<<<<
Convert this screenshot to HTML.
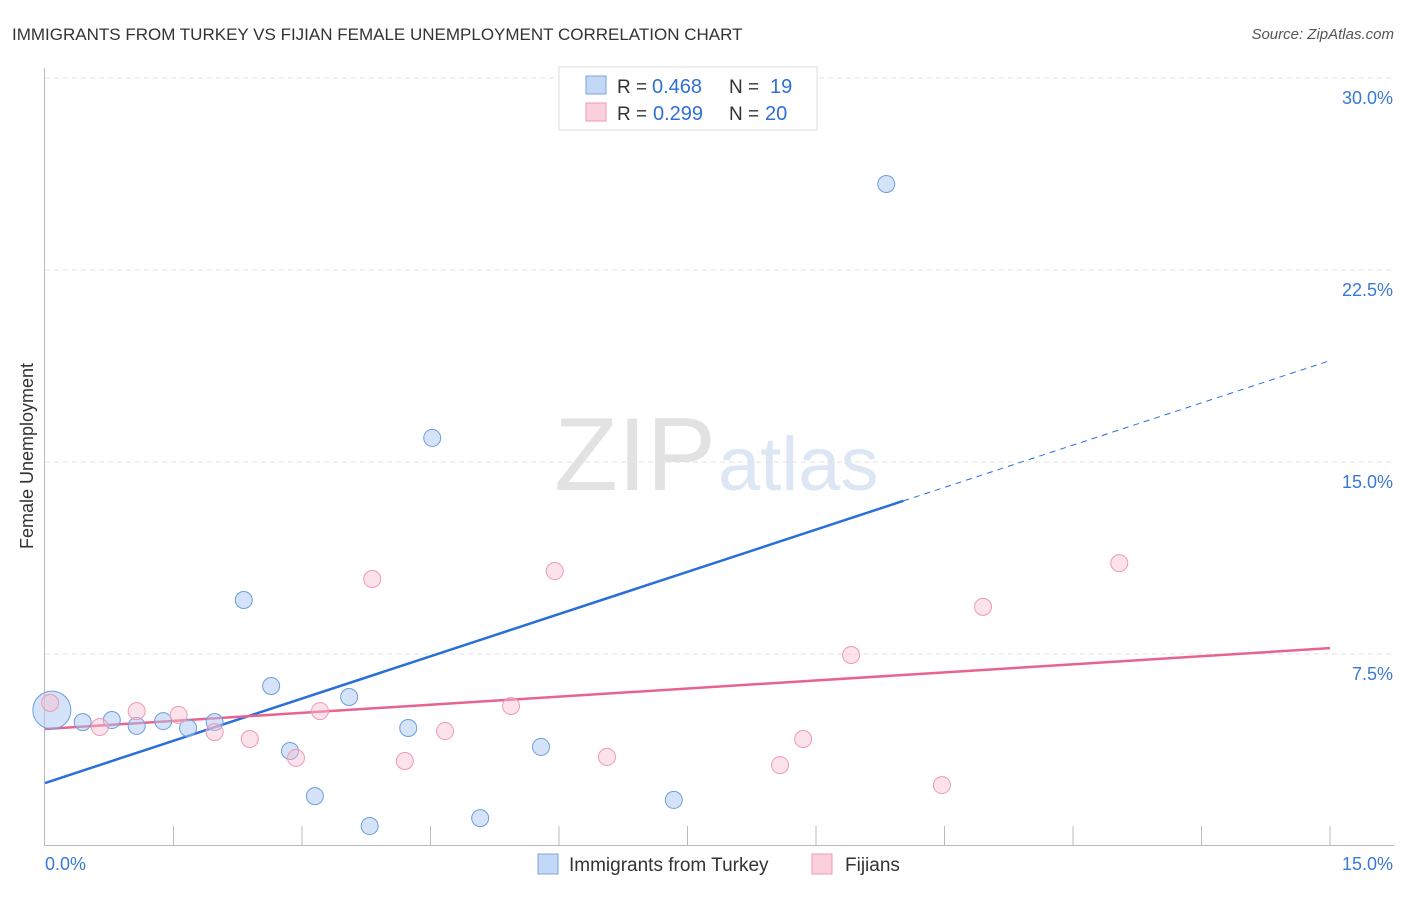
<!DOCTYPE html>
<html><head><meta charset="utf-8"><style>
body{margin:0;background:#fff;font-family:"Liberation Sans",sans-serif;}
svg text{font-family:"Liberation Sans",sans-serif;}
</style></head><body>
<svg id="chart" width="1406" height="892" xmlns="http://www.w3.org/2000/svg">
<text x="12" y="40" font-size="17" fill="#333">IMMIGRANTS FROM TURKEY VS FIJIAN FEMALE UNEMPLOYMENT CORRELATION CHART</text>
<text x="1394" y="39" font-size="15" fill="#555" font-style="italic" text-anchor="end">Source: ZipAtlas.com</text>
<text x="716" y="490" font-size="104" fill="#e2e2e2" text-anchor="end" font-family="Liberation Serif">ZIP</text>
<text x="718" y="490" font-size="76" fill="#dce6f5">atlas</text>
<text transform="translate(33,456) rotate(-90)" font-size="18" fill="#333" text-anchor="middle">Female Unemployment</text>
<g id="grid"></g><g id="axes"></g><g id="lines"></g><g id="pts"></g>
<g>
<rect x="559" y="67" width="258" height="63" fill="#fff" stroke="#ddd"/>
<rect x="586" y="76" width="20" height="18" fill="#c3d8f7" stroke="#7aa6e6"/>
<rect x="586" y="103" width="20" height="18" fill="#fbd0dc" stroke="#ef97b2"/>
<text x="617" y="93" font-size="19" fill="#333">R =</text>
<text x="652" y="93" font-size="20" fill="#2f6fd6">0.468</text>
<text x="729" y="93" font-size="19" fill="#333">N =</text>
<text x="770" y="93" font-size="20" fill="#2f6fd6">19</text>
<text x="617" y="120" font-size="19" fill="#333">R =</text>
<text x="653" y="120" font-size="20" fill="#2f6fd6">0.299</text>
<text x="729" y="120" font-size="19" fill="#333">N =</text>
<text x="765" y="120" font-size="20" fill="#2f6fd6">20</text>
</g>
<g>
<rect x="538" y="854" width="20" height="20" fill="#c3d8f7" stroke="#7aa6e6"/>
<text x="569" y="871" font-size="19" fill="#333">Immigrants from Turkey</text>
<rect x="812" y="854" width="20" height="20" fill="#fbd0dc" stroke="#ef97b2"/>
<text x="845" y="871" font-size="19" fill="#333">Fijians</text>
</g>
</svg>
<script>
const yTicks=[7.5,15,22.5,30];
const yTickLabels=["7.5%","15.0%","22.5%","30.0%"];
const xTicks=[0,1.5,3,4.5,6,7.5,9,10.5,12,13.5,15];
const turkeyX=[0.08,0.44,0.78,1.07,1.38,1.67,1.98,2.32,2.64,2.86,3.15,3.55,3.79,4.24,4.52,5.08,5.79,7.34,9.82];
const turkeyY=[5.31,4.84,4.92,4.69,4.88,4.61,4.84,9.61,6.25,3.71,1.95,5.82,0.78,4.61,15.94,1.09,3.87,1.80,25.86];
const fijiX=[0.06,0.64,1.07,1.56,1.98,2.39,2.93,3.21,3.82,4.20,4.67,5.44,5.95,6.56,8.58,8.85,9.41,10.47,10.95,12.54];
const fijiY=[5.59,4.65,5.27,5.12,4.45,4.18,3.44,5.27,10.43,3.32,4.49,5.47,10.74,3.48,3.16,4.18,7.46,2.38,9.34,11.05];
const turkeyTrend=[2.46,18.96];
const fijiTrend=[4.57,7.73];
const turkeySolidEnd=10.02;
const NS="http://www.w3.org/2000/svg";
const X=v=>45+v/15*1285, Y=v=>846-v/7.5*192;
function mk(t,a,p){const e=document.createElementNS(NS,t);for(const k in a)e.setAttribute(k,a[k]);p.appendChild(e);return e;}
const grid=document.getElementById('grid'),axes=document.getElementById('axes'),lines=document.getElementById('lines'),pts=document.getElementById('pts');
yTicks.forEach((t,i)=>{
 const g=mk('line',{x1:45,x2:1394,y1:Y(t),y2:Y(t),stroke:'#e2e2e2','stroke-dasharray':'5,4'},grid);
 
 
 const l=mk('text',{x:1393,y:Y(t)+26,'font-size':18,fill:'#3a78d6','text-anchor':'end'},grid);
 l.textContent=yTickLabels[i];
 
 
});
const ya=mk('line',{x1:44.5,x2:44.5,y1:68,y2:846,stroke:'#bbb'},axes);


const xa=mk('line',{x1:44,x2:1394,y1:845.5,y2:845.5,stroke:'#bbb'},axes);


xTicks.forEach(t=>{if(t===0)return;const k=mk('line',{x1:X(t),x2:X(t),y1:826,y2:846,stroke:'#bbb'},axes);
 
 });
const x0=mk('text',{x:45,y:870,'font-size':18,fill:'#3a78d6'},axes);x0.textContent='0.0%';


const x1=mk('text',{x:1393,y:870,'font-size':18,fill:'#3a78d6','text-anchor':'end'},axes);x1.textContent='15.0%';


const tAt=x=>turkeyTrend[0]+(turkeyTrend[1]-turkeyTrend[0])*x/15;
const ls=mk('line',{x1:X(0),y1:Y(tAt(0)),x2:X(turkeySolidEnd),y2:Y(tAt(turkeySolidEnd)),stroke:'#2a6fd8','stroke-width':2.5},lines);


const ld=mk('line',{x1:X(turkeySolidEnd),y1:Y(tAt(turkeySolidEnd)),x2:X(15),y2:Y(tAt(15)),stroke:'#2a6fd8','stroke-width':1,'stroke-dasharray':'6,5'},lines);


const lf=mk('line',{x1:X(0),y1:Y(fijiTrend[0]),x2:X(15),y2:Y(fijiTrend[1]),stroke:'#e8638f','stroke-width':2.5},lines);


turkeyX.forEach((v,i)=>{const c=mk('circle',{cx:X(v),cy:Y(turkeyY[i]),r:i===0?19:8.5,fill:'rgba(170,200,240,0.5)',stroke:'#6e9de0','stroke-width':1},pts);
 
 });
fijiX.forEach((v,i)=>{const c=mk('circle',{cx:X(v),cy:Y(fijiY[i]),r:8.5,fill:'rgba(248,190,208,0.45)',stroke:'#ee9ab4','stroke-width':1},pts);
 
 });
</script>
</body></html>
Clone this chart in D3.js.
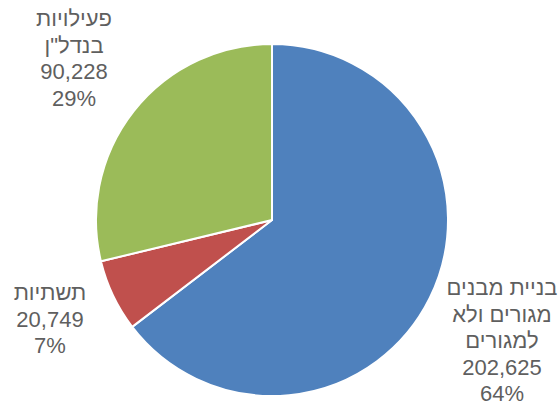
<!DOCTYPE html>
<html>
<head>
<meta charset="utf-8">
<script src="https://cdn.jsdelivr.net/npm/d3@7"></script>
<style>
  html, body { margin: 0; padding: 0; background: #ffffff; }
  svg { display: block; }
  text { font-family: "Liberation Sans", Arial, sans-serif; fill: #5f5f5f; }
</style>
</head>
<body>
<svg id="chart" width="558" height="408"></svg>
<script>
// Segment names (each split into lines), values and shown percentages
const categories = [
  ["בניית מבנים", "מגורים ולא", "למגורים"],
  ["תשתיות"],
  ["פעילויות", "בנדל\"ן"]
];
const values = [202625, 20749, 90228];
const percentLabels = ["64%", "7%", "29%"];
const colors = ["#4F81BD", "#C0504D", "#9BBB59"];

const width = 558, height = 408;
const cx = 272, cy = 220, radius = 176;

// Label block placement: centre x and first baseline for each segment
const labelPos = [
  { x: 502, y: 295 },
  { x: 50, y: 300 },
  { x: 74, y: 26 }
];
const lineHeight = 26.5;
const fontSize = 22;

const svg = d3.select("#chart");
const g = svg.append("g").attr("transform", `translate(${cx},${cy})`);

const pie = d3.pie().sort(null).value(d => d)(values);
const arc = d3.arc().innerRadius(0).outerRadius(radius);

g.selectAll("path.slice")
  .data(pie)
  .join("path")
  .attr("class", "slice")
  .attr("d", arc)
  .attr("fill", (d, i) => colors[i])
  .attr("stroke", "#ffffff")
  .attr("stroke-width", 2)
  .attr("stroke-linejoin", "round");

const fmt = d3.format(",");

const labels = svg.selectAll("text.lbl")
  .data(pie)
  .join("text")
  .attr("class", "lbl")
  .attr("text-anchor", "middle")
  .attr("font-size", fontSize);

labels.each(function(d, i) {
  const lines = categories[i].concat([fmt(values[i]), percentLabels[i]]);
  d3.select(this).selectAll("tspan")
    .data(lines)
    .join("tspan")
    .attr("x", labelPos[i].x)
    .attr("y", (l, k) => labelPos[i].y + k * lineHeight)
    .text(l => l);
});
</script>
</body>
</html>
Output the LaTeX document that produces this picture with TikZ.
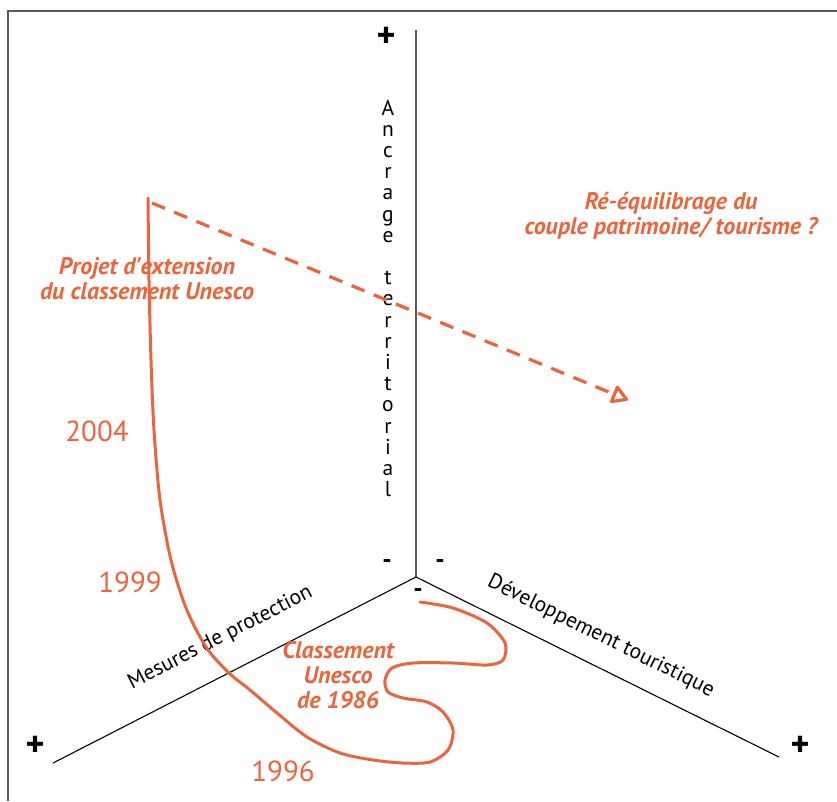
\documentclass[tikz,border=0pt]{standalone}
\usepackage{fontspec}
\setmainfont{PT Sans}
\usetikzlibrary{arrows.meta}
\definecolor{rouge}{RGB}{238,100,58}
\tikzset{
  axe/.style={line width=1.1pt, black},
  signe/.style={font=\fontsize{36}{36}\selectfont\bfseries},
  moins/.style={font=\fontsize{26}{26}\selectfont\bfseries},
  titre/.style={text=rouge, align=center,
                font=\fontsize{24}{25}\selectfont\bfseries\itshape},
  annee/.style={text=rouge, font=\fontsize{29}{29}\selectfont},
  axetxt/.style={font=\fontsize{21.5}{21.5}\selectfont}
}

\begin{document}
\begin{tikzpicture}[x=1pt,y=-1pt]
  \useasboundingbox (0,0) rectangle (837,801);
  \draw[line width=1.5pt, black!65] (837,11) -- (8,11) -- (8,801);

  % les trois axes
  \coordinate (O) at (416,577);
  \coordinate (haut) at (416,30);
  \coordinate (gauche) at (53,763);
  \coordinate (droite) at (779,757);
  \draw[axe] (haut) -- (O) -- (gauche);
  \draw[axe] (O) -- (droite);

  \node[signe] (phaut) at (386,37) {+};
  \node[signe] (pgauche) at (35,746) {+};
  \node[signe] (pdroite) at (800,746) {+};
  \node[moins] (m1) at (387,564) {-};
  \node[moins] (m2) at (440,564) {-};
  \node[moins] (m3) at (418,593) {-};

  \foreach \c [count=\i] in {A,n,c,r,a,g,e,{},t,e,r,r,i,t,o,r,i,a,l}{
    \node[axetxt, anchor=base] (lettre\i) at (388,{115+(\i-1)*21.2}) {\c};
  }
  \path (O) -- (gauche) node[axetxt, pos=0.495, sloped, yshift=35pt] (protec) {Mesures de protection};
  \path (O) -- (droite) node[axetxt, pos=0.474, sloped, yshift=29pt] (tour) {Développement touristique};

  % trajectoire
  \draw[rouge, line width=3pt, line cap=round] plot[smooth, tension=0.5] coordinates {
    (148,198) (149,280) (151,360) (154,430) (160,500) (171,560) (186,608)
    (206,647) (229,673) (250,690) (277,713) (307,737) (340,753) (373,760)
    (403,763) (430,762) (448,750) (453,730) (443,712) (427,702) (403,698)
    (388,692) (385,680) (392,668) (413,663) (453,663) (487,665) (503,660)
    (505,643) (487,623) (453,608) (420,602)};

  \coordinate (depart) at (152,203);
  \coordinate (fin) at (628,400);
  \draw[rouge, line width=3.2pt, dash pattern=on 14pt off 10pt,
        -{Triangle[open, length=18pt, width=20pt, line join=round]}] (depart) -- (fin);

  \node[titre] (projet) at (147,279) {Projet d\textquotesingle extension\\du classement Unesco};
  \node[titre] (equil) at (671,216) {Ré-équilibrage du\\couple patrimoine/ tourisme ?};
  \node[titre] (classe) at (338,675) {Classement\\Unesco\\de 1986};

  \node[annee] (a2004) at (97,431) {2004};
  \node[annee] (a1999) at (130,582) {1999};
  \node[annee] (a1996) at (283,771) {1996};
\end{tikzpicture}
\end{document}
>>>>
■ Problem to solve ■
Only the lines from the one bearing "Output the LaTeX" to the one bearing "(m3) at (418,593)", both included, should be restated word for word, with pictures left out.

■ Written reply ■
Output the LaTeX document that produces this picture with TikZ.
\documentclass[tikz,border=0pt]{standalone}
\usepackage{fontspec}
\setmainfont{PT Sans}
\usetikzlibrary{arrows.meta}
\definecolor{rouge}{RGB}{238,100,58}
\tikzset{
  axe/.style={line width=1.1pt, black},
  signe/.style={font=\fontsize{36}{36}\selectfont\bfseries},
  moins/.style={font=\fontsize{26}{26}\selectfont\bfseries},
  titre/.style={text=rouge, align=center,
                font=\fontsize{24}{25}\selectfont\bfseries\itshape},
  annee/.style={text=rouge, font=\fontsize{29}{29}\selectfont},
  axetxt/.style={font=\fontsize{21.5}{21.5}\selectfont}
}

\begin{document}
\begin{tikzpicture}[x=1pt,y=-1pt]
  \useasboundingbox (0,0) rectangle (837,801);
  \draw[line width=1.5pt, black!65] (837,11) -- (8,11) -- (8,801);

  % les trois axes
  \coordinate (O) at (416,577);
  \coordinate (haut) at (416,30);
  \coordinate (gauche) at (53,763);
  \coordinate (droite) at (779,757);
  \draw[axe] (haut) -- (O) -- (gauche);
  \draw[axe] (O) -- (droite);

  \node[signe] (phaut) at (386,37) {+};
  \node[signe] (pgauche) at (35,746) {+};
  \node[signe] (pdroite) at (800,746) {+};
  \node[moins] (m1) at (387,564) {-};
  \node[moins] (m2) at (440,564) {-};
  \node[moins] (m3) at (418,593) {-};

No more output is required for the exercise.